- _GOAL_:
Exactly and only the lines from the one containing "Write the matplotlib code for this chart." through the one containing "f_label_y = [0.721, 0.27]" belong in your copy. Pictures do not.

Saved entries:
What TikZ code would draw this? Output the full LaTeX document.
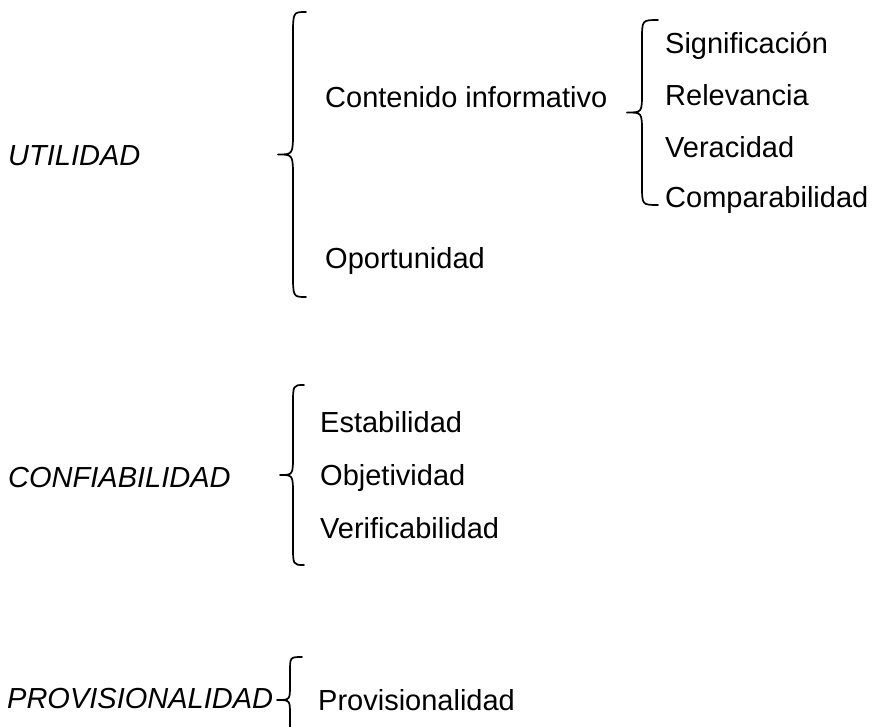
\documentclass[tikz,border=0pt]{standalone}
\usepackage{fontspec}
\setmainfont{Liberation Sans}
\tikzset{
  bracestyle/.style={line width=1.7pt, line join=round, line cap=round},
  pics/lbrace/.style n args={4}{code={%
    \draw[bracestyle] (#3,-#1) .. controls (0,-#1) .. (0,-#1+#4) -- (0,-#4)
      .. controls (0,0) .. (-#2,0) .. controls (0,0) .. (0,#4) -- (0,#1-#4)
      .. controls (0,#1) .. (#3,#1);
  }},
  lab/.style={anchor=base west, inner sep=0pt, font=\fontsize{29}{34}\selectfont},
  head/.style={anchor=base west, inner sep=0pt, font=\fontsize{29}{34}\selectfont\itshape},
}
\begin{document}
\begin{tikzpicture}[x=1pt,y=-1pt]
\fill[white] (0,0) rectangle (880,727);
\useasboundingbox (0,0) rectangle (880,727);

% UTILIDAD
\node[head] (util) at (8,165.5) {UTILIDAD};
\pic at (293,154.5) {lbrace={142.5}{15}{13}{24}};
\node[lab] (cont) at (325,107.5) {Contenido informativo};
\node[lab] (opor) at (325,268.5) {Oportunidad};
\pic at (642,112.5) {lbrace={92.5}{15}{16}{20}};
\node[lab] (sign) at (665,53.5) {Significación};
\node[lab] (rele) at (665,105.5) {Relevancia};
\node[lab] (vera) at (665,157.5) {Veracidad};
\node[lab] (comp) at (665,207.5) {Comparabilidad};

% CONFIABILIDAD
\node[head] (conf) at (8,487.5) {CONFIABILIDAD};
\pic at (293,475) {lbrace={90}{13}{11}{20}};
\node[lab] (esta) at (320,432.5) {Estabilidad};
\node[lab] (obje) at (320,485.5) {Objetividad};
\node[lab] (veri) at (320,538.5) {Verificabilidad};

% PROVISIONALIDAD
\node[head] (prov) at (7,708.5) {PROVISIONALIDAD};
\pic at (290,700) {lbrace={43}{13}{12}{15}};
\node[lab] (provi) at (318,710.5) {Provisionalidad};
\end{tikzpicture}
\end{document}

--

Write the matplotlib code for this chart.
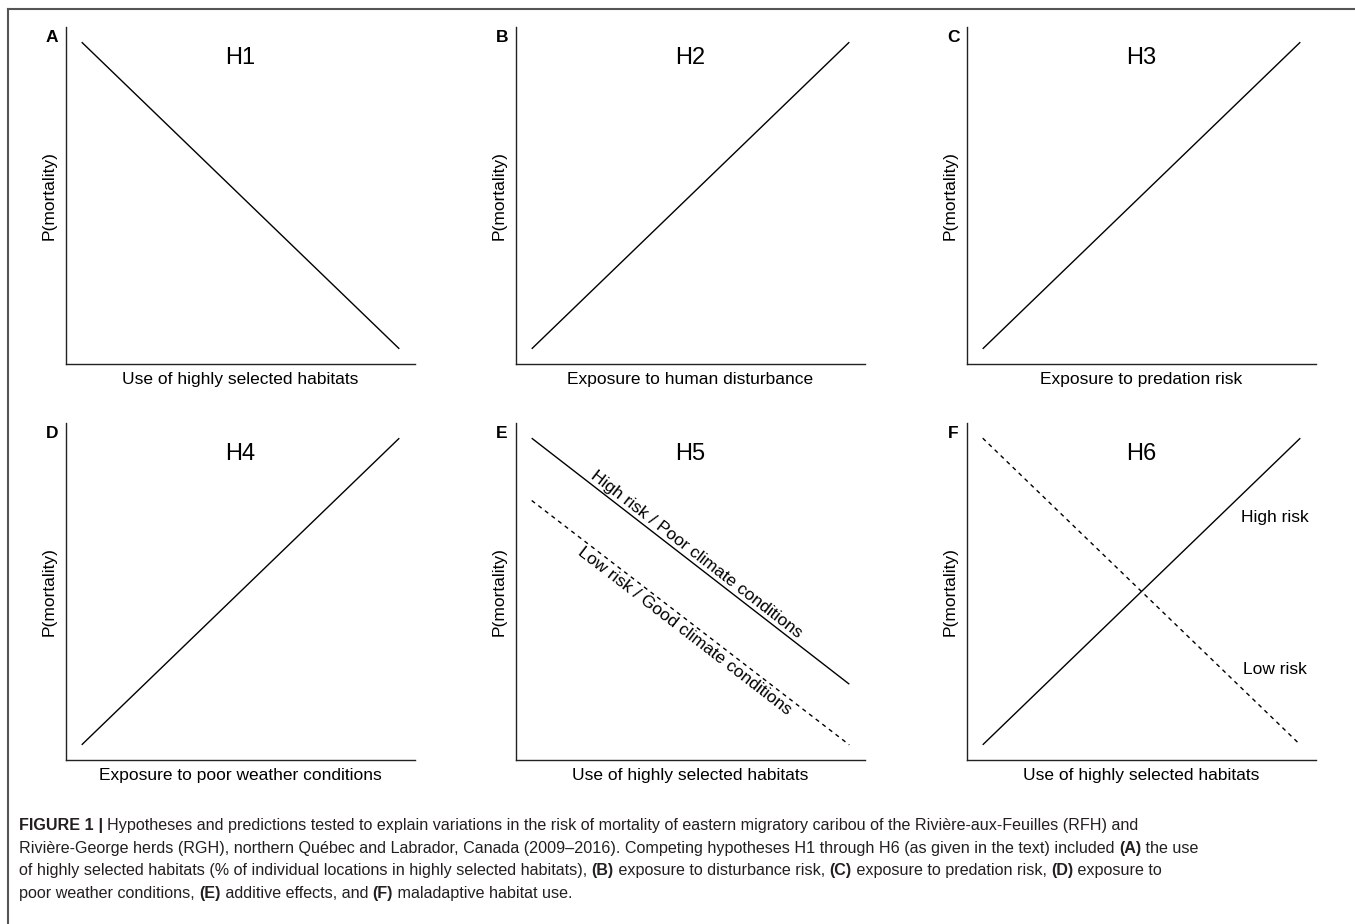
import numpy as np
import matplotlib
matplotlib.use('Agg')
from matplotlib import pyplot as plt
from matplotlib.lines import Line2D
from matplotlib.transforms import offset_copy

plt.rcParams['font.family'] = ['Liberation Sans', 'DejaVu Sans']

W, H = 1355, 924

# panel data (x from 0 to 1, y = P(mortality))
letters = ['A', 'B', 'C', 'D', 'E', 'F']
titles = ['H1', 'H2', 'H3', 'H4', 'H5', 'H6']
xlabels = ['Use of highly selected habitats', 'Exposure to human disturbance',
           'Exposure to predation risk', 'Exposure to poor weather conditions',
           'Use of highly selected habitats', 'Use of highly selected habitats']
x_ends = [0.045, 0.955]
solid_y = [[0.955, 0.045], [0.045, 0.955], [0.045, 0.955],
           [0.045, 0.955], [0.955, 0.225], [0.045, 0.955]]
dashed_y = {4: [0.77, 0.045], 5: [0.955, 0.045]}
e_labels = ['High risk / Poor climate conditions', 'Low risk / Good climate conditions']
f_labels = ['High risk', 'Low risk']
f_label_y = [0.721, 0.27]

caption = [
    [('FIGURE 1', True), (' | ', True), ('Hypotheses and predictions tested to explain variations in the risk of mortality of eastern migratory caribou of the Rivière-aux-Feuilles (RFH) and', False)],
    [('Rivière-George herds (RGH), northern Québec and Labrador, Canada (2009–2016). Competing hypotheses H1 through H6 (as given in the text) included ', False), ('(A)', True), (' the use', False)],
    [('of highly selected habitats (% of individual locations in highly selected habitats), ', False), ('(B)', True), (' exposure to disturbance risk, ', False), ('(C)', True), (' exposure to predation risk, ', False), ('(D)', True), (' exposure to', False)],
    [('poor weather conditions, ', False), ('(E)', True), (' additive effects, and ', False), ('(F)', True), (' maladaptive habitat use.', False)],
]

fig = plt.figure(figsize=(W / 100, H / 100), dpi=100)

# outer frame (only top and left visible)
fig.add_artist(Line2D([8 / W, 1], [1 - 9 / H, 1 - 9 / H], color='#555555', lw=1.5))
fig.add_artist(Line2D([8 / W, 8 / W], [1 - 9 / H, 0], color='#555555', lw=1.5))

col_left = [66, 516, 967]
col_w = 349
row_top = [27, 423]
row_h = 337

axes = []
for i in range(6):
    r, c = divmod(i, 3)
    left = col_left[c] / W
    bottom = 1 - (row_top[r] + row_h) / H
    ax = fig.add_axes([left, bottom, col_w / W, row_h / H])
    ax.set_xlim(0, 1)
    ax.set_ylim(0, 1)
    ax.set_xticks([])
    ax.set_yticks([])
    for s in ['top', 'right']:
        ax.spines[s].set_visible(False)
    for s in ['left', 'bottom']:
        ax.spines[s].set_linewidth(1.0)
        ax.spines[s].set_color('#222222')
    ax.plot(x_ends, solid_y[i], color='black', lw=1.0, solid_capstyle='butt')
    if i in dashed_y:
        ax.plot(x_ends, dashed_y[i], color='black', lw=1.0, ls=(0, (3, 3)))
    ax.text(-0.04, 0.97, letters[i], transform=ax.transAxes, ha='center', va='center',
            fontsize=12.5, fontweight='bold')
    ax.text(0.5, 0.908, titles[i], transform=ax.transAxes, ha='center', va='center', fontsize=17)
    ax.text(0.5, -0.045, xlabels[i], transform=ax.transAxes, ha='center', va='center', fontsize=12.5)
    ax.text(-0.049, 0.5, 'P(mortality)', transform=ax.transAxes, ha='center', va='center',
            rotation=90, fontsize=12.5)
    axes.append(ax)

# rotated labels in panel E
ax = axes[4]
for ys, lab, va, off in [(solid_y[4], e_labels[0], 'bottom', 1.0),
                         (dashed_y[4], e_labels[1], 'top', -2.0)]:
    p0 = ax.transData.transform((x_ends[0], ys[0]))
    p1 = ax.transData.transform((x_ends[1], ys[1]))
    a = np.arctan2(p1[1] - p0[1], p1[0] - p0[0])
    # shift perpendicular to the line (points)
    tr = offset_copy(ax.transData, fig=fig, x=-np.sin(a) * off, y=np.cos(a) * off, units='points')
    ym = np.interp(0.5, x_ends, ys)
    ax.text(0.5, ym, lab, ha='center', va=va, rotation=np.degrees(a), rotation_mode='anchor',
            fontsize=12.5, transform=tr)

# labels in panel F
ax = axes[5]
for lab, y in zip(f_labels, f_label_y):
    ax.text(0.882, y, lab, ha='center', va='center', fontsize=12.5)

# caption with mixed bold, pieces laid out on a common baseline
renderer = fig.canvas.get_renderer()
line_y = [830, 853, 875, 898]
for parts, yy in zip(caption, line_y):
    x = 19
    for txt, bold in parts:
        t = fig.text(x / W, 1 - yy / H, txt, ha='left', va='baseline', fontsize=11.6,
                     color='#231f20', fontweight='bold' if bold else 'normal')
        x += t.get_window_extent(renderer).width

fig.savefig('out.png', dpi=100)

- _RESULT BELOW_:
Write the matplotlib code for this chart.
import numpy as np
import matplotlib
matplotlib.use('Agg')
from matplotlib import pyplot as plt
from matplotlib.lines import Line2D
from matplotlib.transforms import offset_copy

plt.rcParams['font.family'] = ['Liberation Sans', 'DejaVu Sans']

W, H = 1355, 924

# panel data (x from 0 to 1, y = P(mortality))
letters = ['A', 'B', 'C', 'D', 'E', 'F']
titles = ['H1', 'H2', 'H3', 'H4', 'H5', 'H6']
xlabels = ['Use of highly selected habitats', 'Exposure to human disturbance',
           'Exposure to predation risk', 'Exposure to poor weather conditions',
           'Use of highly selected habitats', 'Use of highly selected habitats']
x_ends = [0.045, 0.955]
solid_y = [[0.955, 0.045], [0.045, 0.955], [0.045, 0.955],
           [0.045, 0.955], [0.955, 0.225], [0.045, 0.955]]
dashed_y = {4: [0.77, 0.045], 5: [0.955, 0.045]}
e_labels = ['High risk / Poor climate conditions', 'Low risk / Good climate conditions']
f_labels = ['High risk', 'Low risk']
f_label_y = [0.721, 0.27]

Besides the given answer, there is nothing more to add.